Having an office to increase workforce diversity has become so trendy that most large companies, universities, and governmental agencies in the U.S. have one. It's true that such offices have been necessary to redress racial and gender inequities in hiring, promotion, and workplace climate emanating from America's long history of workforce discrimination. And, undoubtedly, "diversity offices" have been elemental to the progress we have made toward creating more equitable workplaces over the past twenty-five years. But given their limited focus on human resources issues and placement within companies' human resources divisions, a question looms about whether diversity offices are now redundant and outdated. The answer is a qualified "yes."
The fact is that diversity offices have grown little in focus or impact since they were instituted. They remain fixed in a civil rights motif of representational access, equity, and promotion -- functions that are also administered by companies' human resources and legal departments. In fact, it can be argued that HR and Legal Affairs are more adept at handling workforce issues than are diversity offices because the former are trained to do whereas there is no such requirement of the latter. Human Resource Management is a rigorous, codified field of study and work that covers every aspect of personnel management. Unlike diversity professionals, HR professionals are generally credentialed in their field and bring years of experience to their practice. Diversity management has no universal credential or requirement that diversity professionals have certain qualifications to do their jobs. To get a job in diversity management one needs to "fit in," be "a safe pair of hands," and have some inside connections. Almost anyone can be a diversity practitioner, which devalues the practitioners who are qualified.
But the state of diversity management is not the fault of diversity practitioners. The blame rests with CEOs in both the private and public sectors who have abdicated their leadership role in advancing the field, placed at the helm of diversity offices inexperienced and unknowledgeable practitioners, and demanded too little return on their investment in professional diversity. CEOs have crippled the practice of diversity management by turning a blind eye to the fact that while their companies were evolving, many of their diversity offices stood still. CEOs are implicated in devaluing diversity management by not ensuring that it is integrated into their businesses and contributing to more than workforce concerns. We have heard the phrase, "what gets measured gets done." In the C-Suite, the production of business value is what matters. CEOs have abandoned the real work of diversity management by limiting it to a subset of human resources.
We are all stuck-in seeing diversity within its limited definition as "human difference," rather than as a more holistic expression of "excellence" and "complexity" which is visible in variable forms of differences, similarities and tensions. As a result, the entire field of diversity management is stuck in the same abyss. Hence, the question of whether we really need diversity offices is a relevant one. Limiting the practice of diversity to workforce representation issues diminishes the business value that can be garnered from diversity, marginalizes the practice, and is time-limited. In permitting this to occur, CEOs and we ourselves undermine the significance of the civil rights movement by not expanding diversity beyond the limits of color, gender, sexuality, and creed and placing it in the heart of strategy, leadership, and operations.

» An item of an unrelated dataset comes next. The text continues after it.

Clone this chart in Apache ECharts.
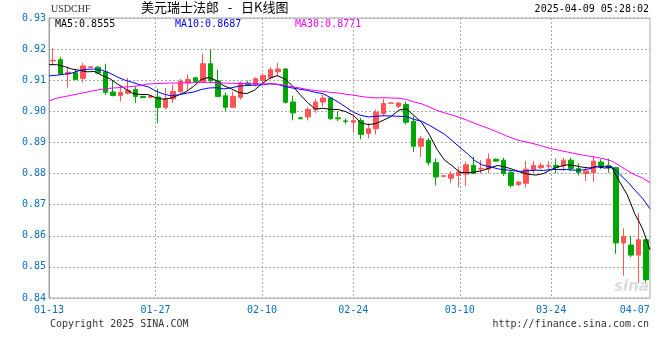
<!DOCTYPE html>
<html><head><meta charset="utf-8">
<script src="https://cdn.jsdelivr.net/npm/echarts@6.0.0/dist/echarts.min.js"></script>
<style>html,body{margin:0;padding:0;background:#fff}#c{width:660px;height:360px}</style>
</head><body><div id="c"></div>
<script>
const opens  = [0.9162,0.9166,0.9120,0.9124,0.9106,0.9141,0.9142,0.9127,0.9062,0.9051,0.9058,0.9070,0.9048,0.9045,0.9046,0.9012,0.9040,0.9064,0.9091,0.9108,
0.9096,0.9153,0.9098,0.9050,0.9013,0.9045,0.9091,0.9086,0.9099,0.9109,0.9127,0.9136,0.9030,0.8979,0.8982,0.9006,0.9030,0.9043,0.8979,0.8969,
0.8965,0.8970,0.8929,0.8944,0.8993,0.9026,0.9016,0.9022,0.8968,0.8888,0.8906,0.8835,0.8791,0.8785,0.8794,0.8798,0.8826,0.8815,0.8814,0.8846,
0.8843,0.8803,0.8765,0.8769,0.8812,0.8819,0.8824,0.8826,0.8824,0.8843,0.8816,0.8800,0.8803,0.8837,0.8826,0.8819,0.8577,0.8570,0.8538,0.8587];
const closes = [0.9164,0.9120,0.9126,0.9102,0.9146,0.9143,0.9123,0.9061,0.9051,0.9061,0.9067,0.9048,0.9044,0.9049,0.9012,0.9040,0.9064,0.9096,0.9102,0.9096,
0.9153,0.9098,0.9048,0.9013,0.9048,0.9091,0.9085,0.9105,0.9115,0.9134,0.9136,0.9029,0.8995,0.8976,0.9006,0.9030,0.9043,0.8976,0.8976,0.8968,
0.8970,0.8926,0.8944,0.8997,0.9025,0.9027,0.9027,0.8965,0.8888,0.8912,0.8835,0.8789,0.8793,0.8798,0.8805,0.8828,0.8800,0.8817,0.8846,0.8840,
0.8800,0.8762,0.8773,0.8814,0.8826,0.8826,0.8826,0.8819,0.8843,0.8816,0.8803,0.8808,0.8840,0.8824,0.8819,0.8577,0.8598,0.8538,0.8587,0.8459];
const lows   = [0.9150,0.9118,0.9077,0.9100,0.9093,0.9140,0.9120,0.9053,0.9048,0.9032,0.9054,0.9027,0.9043,0.9041,0.8963,0.9006,0.9027,0.9057,0.9070,0.9094,
0.9091,0.9091,0.9045,0.9000,0.9011,0.9038,0.9083,0.9080,0.9091,0.9102,0.9112,0.9025,0.8971,0.8975,0.8971,0.8995,0.9016,0.8973,0.8968,0.8960,
0.8931,0.8910,0.8913,0.8926,0.8984,0.9026,0.9010,0.8958,0.8869,0.8853,0.8826,0.8762,0.8791,0.8769,0.8757,0.8760,0.8798,0.8800,0.8801,0.8838,
0.8792,0.8755,0.8760,0.8755,0.8803,0.8814,0.8815,0.8801,0.8808,0.8808,0.8794,0.8776,0.8773,0.8814,0.8803,0.8542,0.8472,0.8531,0.8449,0.8451];
const highs  = [0.9203,0.9174,0.9144,0.9136,0.9155,0.9144,0.9145,0.9153,0.9101,0.9080,0.9107,0.9080,0.9049,0.9052,0.9072,0.9075,0.9086,0.9104,0.9118,0.9110,
0.9185,0.9198,0.9134,0.9061,0.9064,0.9096,0.9098,0.9109,0.9123,0.9142,0.9155,0.9139,0.9050,0.8983,0.9013,0.9040,0.9054,0.9046,0.9000,0.8977,
0.8989,0.8979,0.8963,0.9006,0.9040,0.9028,0.9027,0.9032,0.8984,0.8920,0.8914,0.8849,0.8793,0.8808,0.8822,0.8838,0.8854,0.8843,0.8865,0.8848,
0.8851,0.8811,0.8776,0.8840,0.8840,0.8835,0.8840,0.8848,0.8851,0.8851,0.8833,0.8822,0.8854,0.8846,0.8848,0.8822,0.8624,0.8600,0.8673,0.8590];

const ma5  = [0.9150,0.9150,0.9144,0.9136,0.9132,0.9127,0.9128,0.9115,0.9105,0.9088,0.9073,0.9058,0.9054,0.9054,0.9044,0.9039,0.9042,0.9052,0.9063,0.9080,
0.9102,0.9109,0.9099,0.9082,0.9072,0.9060,0.9057,0.9068,0.9089,0.9106,0.9115,0.9104,0.9082,0.9054,0.9028,0.9007,0.9010,0.9006,0.9006,0.8999,
0.8987,0.8963,0.8957,0.8961,0.8972,0.8984,0.9004,0.9008,0.8986,0.8964,0.8925,0.8878,0.8843,0.8825,0.8804,0.8803,0.8805,0.8810,0.8819,0.8826,
0.8821,0.8813,0.8804,0.8798,0.8795,0.8800,0.8813,0.8822,0.8828,0.8826,0.8821,0.8818,0.8822,0.8818,0.8819,0.8774,0.8732,0.8671,0.8624,0.8555];
const ma10 = [0.9114,0.9116,0.9119,0.9123,0.9131,0.9135,0.9136,0.9132,0.9123,0.9110,0.9100,0.9093,0.9085,0.9079,0.9066,0.9056,0.9050,0.9053,0.9058,0.9062,
0.9070,0.9075,0.9076,0.9072,0.9076,0.9081,0.9083,0.9084,0.9085,0.9089,0.9087,0.9080,0.9075,0.9071,0.9067,0.9061,0.9057,0.9044,0.9030,0.9014,
0.8997,0.8987,0.8982,0.8984,0.8986,0.8985,0.8984,0.8983,0.8974,0.8968,0.8955,0.8941,0.8926,0.8906,0.8884,0.8864,0.8841,0.8827,0.8822,0.8815,
0.8812,0.8809,0.8807,0.8809,0.8811,0.8810,0.8813,0.8813,0.8813,0.8811,0.8811,0.8815,0.8822,0.8823,0.8822,0.8798,0.8775,0.8747,0.8721,0.8687];
const ma30 = [0.9034,0.9042,0.9047,0.9052,0.9057,0.9062,0.9067,0.9071,0.9074,0.9076,0.9078,0.9080,0.9083,0.9088,0.9089,0.9090,0.9091,0.9091,0.9092,0.9092,
0.9093,0.9093,0.9092,0.9091,0.9090,0.9090,0.9089,0.9089,0.9088,0.9088,0.9087,0.9084,0.9079,0.9075,0.9070,0.9067,0.9064,0.9061,0.9059,0.9055,
0.9052,0.9048,0.9045,0.9043,0.9044,0.9043,0.9042,0.9038,0.9030,0.9024,0.9014,0.9003,0.8995,0.8988,0.8980,0.8971,0.8961,0.8952,0.8943,0.8933,
0.8922,0.8913,0.8905,0.8900,0.8894,0.8887,0.8880,0.8875,0.8870,0.8865,0.8860,0.8856,0.8852,0.8847,0.8840,0.8825,0.8810,0.8796,0.8786,0.8771];

const tickIdx    = [0, 14, 28, 40, 54, 66, 77];
const tickLabels = ['01-13','01-27','02-10','02-24','03-10','03-24','04-07'];
const maNames    = ['MA5','MA10','MA30'];
const maLast     = ['0.8555','0.8687','0.8771'];

const cats = closes.map((_, i) => String(i));
const kData = closes.map((c, i) => [opens[i], c, lows[i], highs[i]]);
const gridTicks = tickIdx.slice(1, -1);

const MONO = '"DejaVu Sans Mono", monospace';
const BLUE = '#0a6ebd';
const maColors = ['#000000', '#0000ff', '#ff00ff'];
const maX = [55, 175, 295];

const chart = echarts.init(document.getElementById('c'), null, {renderer: 'canvas'});
chart.setOption({
  animation: false,
  backgroundColor: '#fff',
  grid: {left: 49, top: 18, width: 601, height: 280, show: true, borderColor: '#a8a8a8', borderWidth: 1, backgroundColor: 'transparent'},
  xAxis: [
    {type: 'category', data: cats, boundaryGap: true, show: false, gridIndex: 0},
    {type: 'category', data: cats, boundaryGap: false, gridIndex: 0, position: 'bottom',
     axisLine: {show: false}, axisTick: {show: false},
     axisLabel: {interval: (i) => tickIdx.includes(i), color: BLUE, fontFamily: MONO, fontSize: 10, margin: 7,
                 hideOverlap: false,
                 formatter: (v) => { const k = tickIdx.indexOf(+v); return k >= 0 ? tickLabels[k] : ''; }},
     splitLine: {show: true, interval: (i) => gridTicks.includes(i),
                 lineStyle: {color: '#a8a8a8', type: [2, 2], width: 1}}}
  ],
  yAxis: {
    type: 'value', min: 0.84, max: 0.93, interval: 0.01,
    axisLine: {show: true, lineStyle: {color: '#999', width: 1}},
    axisTick: {show: false},
    axisLabel: {color: BLUE, fontFamily: MONO, fontSize: 10, margin: 3, formatter: (v) => v.toFixed(2)},
    splitLine: {show: true, lineStyle: {color: '#a8a8a8', type: [2, 2], width: 1}}
  },
  series: [
    {type: 'candlestick', xAxisIndex: 0, data: kData, barWidth: 5,
     itemStyle: {color: '#ff5555', color0: '#00a600', borderColor: '#ff5555', borderColor0: '#00a600', borderWidth: 1}},
    {type: 'line', xAxisIndex: 1, data: ma5, symbol: 'none', lineStyle: {color: maColors[0], width: 1}},
    {type: 'line', xAxisIndex: 1, data: ma10, symbol: 'none', lineStyle: {color: maColors[1], width: 1}},
    {type: 'line', xAxisIndex: 1, data: ma30, symbol: 'none', lineStyle: {color: maColors[2], width: 1}}
  ],
  graphic: [
    {type: 'text', left: 51, top: 4, style: {text: 'USDCHF', font: '10px "Liberation Serif", serif', fill: '#333'}},
    {type: 'text', left: 141, top: 1, style: {text: '美元瑞士法郎   -   日K线图', font: '13px "Noto Sans CJK SC", sans-serif', fill: '#000'}},
    {type: 'text', right: 11, top: 4, style: {text: '2025-04-09 05:28:02', font: '10px ' + MONO, fill: '#000'}},
    ...maNames.map((n, i) => ({type: 'text', left: maX[i], top: 19,
      style: {text: n + ':' + maLast[i], font: '10px ' + MONO, fill: maColors[i]}})),
    {type: 'text', left: 50, top: 319, style: {text: 'Copyright 2025 SINA.COM', font: '10px ' + MONO, fill: '#333'}},
    {type: 'text', right: 11, top: 319, style: {text: 'http://finance.sina.com.cn', font: '10px ' + MONO, fill: '#333'}},
    {type: 'text', left: 614, top: 280, style: {text: 'sina', font: 'italic bold 15px "DejaVu Sans", sans-serif', fill: '#dcdcdc'}}
  ]
});
</script>
</body></html>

So what must we do to fulfill the promise of diversity? First, we must think bigger when it comes to diversity. Diversity is not about difference; it is about excellence. Everyone and everything can strive to be excellent. Every aspect of our businesses, schools, churches, organizations and society can be part of an excellence motif. The issue is unlearning our old mental models in which we see diversity as belittling "otherness," and start seeing it instead as representing the best of everything: organizational learning and innovation, business strategy, resource allocation and alignment, structural integration, product development, and leadership integrity. If Chief Diversity Officers were refashioned as "Chief Diversity Excellence Officers" and diversity offices were excellence offices, their impact, relevance and value would skyrocket. By recalibrating away from difference and investing in "excellence," which includes but is not limited to human representation, we can begin to chip away at the nearly half a trillion dollars per year in lost productivity and innovation that our nation's businesses suffer, and better leverage the $70 billion per year that U.S. companies spend on human resources training.
Doing so will take a leap into the deep waters of commitment in which diversity management is no longer a sidebar, but a fully integrated aspect of business operations. CEOs must retake the reins, recalibrate their understandings and expectations, and restart diversity management as a cohesive piece of their overall business strategy. They must have as their direct report the "Chief Diversity Excellence Officers" and provide the resources necessary to advance and leverage excellence effectively in human, operational and strategic business forms throughout the organization. Chief Diversity Excellence Officers must learn "systems thinking" and "complexity management" to be able to apply diversity management beyond issues of human representation. They must become business leaders rather than bystanders.
So do we really need diversity offices? The answer is a resounding "yes," provided they are refashioned within business strategy rather than human resources. But if these offices remain as they are, they will be moribund in the years to come, subsumed by more professional and agile human resources practitioners and computers, as the redundancy of effort and expense along with uncertain outcomes will make the benefit of diversity management a short-lived value. We must ask not what are the limits of diversity, but what are the opportunities available to us in an expanded understanding and application of it. No longer "window dressing," it is time for diversity management to take center stage.